'ISS Cribs': An Astronaut-Guided Tour of the Most Amazing House Ever Built

FunFact: The space station's pantry is stocked with marshmallow Fluff.



You no doubt have seen images taken from the International Space Station. You likely have seen images taken of the International Space Station, too. But do you know what the ISS looks like, wall to wall and "room" to "room"? Do you know what it would be like to call it, in the most meaningful way possible, home?

Now you can. Because astronaut Sunita Williams, on the last day of her recent stay on the orbital laboratory, made a video tour of the place. It is wonderfully detailed, and narrated with the kind of winking wonderment that so many astronauts, as storytellers, seem to have perfected.

Featured in the tour, among other things:

Crew sleep stations, their entrance ports oriented spherically "so all of us sleep in a little bit of a circle"

A home office, complete with computes and books

Science labs filled with various experiments

A home gym, with a stationary "bike" and "weight" machines for squats, bench presses, etc.

A kitchen, filled with baggies of food anchored to a wall. "It's like opening the refrigerator," Williams says. "You've got all the different stuff that you want to have: drinks, meats, eggs, vegetables, cereals, bread, snacks (and that's a good place -- that's where you find all the candy)." There's also a special pantry filled with food items that the astronauts have specifically requested -- in Williams's case, a jar of marshmallow Fluff. ("I like Fluffernutter sandwiches," she explains.)

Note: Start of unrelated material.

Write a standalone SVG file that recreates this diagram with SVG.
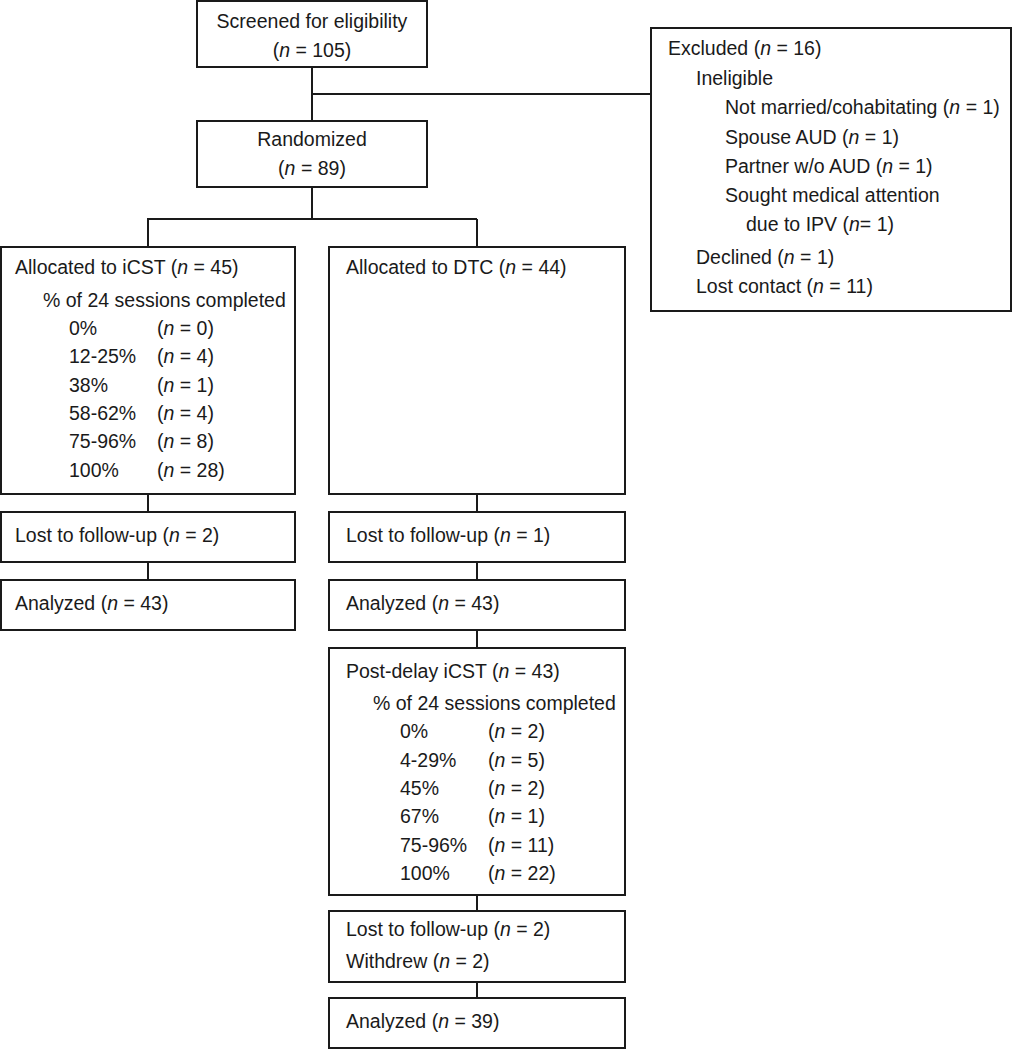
<svg xmlns="http://www.w3.org/2000/svg" width="1013" height="1050" viewBox="0 0 1013 1050">
<style>
rect.box{fill:#fff;stroke:#1a1a1a;stroke-width:2}
.conn line{stroke:#1a1a1a;stroke-width:2}
text{font-family:"Liberation Sans",Arial,sans-serif;font-size:19.5px;fill:#1a1a1a}
.c{text-anchor:middle}
.i{font-style:italic}
</style>
<rect width="1013" height="1050" fill="#fff"/>
<g class="conn" id="connectors">
<line x1="312" y1="67" x2="312" y2="121"/>
<line x1="312" y1="94" x2="651" y2="94"/>
<line x1="312" y1="187" x2="312" y2="219"/>
<line x1="147" y1="219" x2="477" y2="219"/>
<line x1="148" y1="219" x2="148" y2="247"/>
<line x1="477" y1="219" x2="477" y2="247"/>
<line x1="148" y1="494" x2="148" y2="512"/>
<line x1="477" y1="494" x2="477" y2="512"/>
<line x1="148" y1="562" x2="148" y2="580"/>
<line x1="477" y1="562" x2="477" y2="580"/>
<line x1="477" y1="630" x2="477" y2="648"/>
<line x1="477" y1="895" x2="477" y2="911"/>
<line x1="477" y1="982" x2="477" y2="998"/>
</g>
<g id="screened">
<rect class="box" x="197" y="1" width="230" height="66"/>
<text class="c" x="312" y="28">Screened for eligibility</text>
<text class="c" x="312" y="57">(<tspan class="i">n</tspan> = 105)</text>
</g>
<g id="excluded">
<rect class="box" x="651" y="28" width="360" height="283"/>
<text x="668" y="55">Excluded (<tspan class="i">n</tspan> = 16)</text>
<text x="696" y="85">Ineligible</text>
<text x="725" y="114">Not married/cohabitating (<tspan class="i">n</tspan> = 1)</text>
<text x="725" y="144">Spouse AUD (<tspan class="i">n</tspan> = 1)</text>
<text x="725" y="173">Partner w/o AUD (<tspan class="i">n</tspan> = 1)</text>
<text x="725" y="202">Sought medical attention</text>
<text x="746" y="231">due to IPV (<tspan class="i">n</tspan>= 1)</text>
<text x="696" y="264">Declined (<tspan class="i">n</tspan> = 1)</text>
<text x="696" y="293">Lost contact (<tspan class="i">n</tspan> = 11)</text>
</g>
<g id="randomized">
<rect class="box" x="197" y="121" width="230" height="66"/>
<text class="c" x="312" y="146">Randomized</text>
<text class="c" x="312" y="175">(<tspan class="i">n</tspan> = 89)</text>
</g>
<g id="icst">
<rect class="box" x="1" y="247" width="294" height="247"/>
<text x="15" y="274">Allocated to iCST (<tspan class="i">n</tspan> = 45)</text>
<text x="43" y="307">% of 24 sessions completed</text>
<text x="69" y="335">0%</text><text x="157" y="335">(<tspan class="i">n</tspan> = 0)</text>
<text x="69" y="363">12-25%</text><text x="157" y="363">(<tspan class="i">n</tspan> = 4)</text>
<text x="69" y="392">38%</text><text x="157" y="392">(<tspan class="i">n</tspan> = 1)</text>
<text x="69" y="420">58-62%</text><text x="157" y="420">(<tspan class="i">n</tspan> = 4)</text>
<text x="69" y="448">75-96%</text><text x="157" y="448">(<tspan class="i">n</tspan> = 8)</text>
<text x="69" y="477">100%</text><text x="157" y="477">(<tspan class="i">n</tspan> = 28)</text>
</g>
<g id="dtc">
<rect class="box" x="329" y="247" width="296" height="247"/>
<text x="346" y="274">Allocated to DTC (<tspan class="i">n</tspan> = 44)</text>
</g>
<g id="icst-lost">
<rect class="box" x="1" y="512" width="294" height="50"/>
<text x="15" y="542">Lost to follow-up (<tspan class="i">n</tspan> = 2)</text>
</g>
<g id="dtc-lost">
<rect class="box" x="329" y="512" width="296" height="50"/>
<text x="346" y="542">Lost to follow-up (<tspan class="i">n</tspan> = 1)</text>
</g>
<g id="icst-analyzed">
<rect class="box" x="1" y="580" width="294" height="50"/>
<text x="15" y="610">Analyzed (<tspan class="i">n</tspan> = 43)</text>
</g>
<g id="dtc-analyzed">
<rect class="box" x="329" y="580" width="296" height="50"/>
<text x="346" y="610">Analyzed (<tspan class="i">n</tspan> = 43)</text>
</g>
<g id="postdelay">
<rect class="box" x="329" y="648" width="296" height="247"/>
<text x="346" y="678">Post-delay iCST (<tspan class="i">n</tspan> = 43)</text>
<text x="373" y="710">% of 24 sessions completed</text>
<text x="400" y="738">0%</text><text x="488" y="738">(<tspan class="i">n</tspan> = 2)</text>
<text x="400" y="767">4-29%</text><text x="488" y="767">(<tspan class="i">n</tspan> = 5)</text>
<text x="400" y="795">45%</text><text x="488" y="795">(<tspan class="i">n</tspan> = 2)</text>
<text x="400" y="823">67%</text><text x="488" y="823">(<tspan class="i">n</tspan> = 1)</text>
<text x="400" y="852">75-96%</text><text x="488" y="852">(<tspan class="i">n</tspan> = 11)</text>
<text x="400" y="880">100%</text><text x="488" y="880">(<tspan class="i">n</tspan> = 22)</text>
</g>
<g id="postdelay-lost">
<rect class="box" x="329" y="911" width="296" height="71"/>
<text x="346" y="936">Lost to follow-up (<tspan class="i">n</tspan> = 2)</text>
<text x="346" y="968">Withdrew (<tspan class="i">n</tspan> = 2)</text>
</g>
<g id="postdelay-analyzed">
<rect class="box" x="329" y="998" width="296" height="50"/>
<text x="346" y="1028">Analyzed (<tspan class="i">n</tspan> = 39)</text>
</g>
</svg>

An airlock -- populated by, among other things, two spacesuits, their helmets shielded with protective covers. Aside from that, though, the suits are pretty much "primed up to 'go outside,' as we call it," Williams says -- by which she means "ready to do a spacewalk." (The suits are huge, by the way, and on Earth would weigh about 300 pounds.) The helmets feature a glare shield -- "sunglasses," Williams says, "which make you look pretty cool." So ultimately, the suit is "a pretty awesome little spacecraft."

A hatch -- the portal between the space station and space itself, used, when it's not being used as an actual hatch, as overflow storage for the station's remaining spacesuits

A bathroom (or: an "orbital outhouse") featuring a privacy curtain and, delightfully, an outhouse-y crescent moon on its wall. As well as an impressive array of toilet paper, from soft tissue to coarser. The room also features diapers ("Huggies") and disinfectant wipes, "in case things get out of control."

A cupola, which "sticks down below the Space Station" -- and which is "one of those places you find yourself hanging out in all the time because all you want to do is look back at our planet." While spending time in the cupola, Williams says, she'll play a game with herself: trying to figure out which part of Earth, based on things like soil appearance and cloud formations, the ISS is passing over at a given moment.

The video is long, but very much worth the time. Williams is an excellent tour guide, explaining the equipment, and the environment, with equal parts expertise and enthusiasm. As the astronaut puts it, as if she were a kid in the most amazing candy store ever constructed: "We're lucky we have a really cool, big space station that you can fly around in."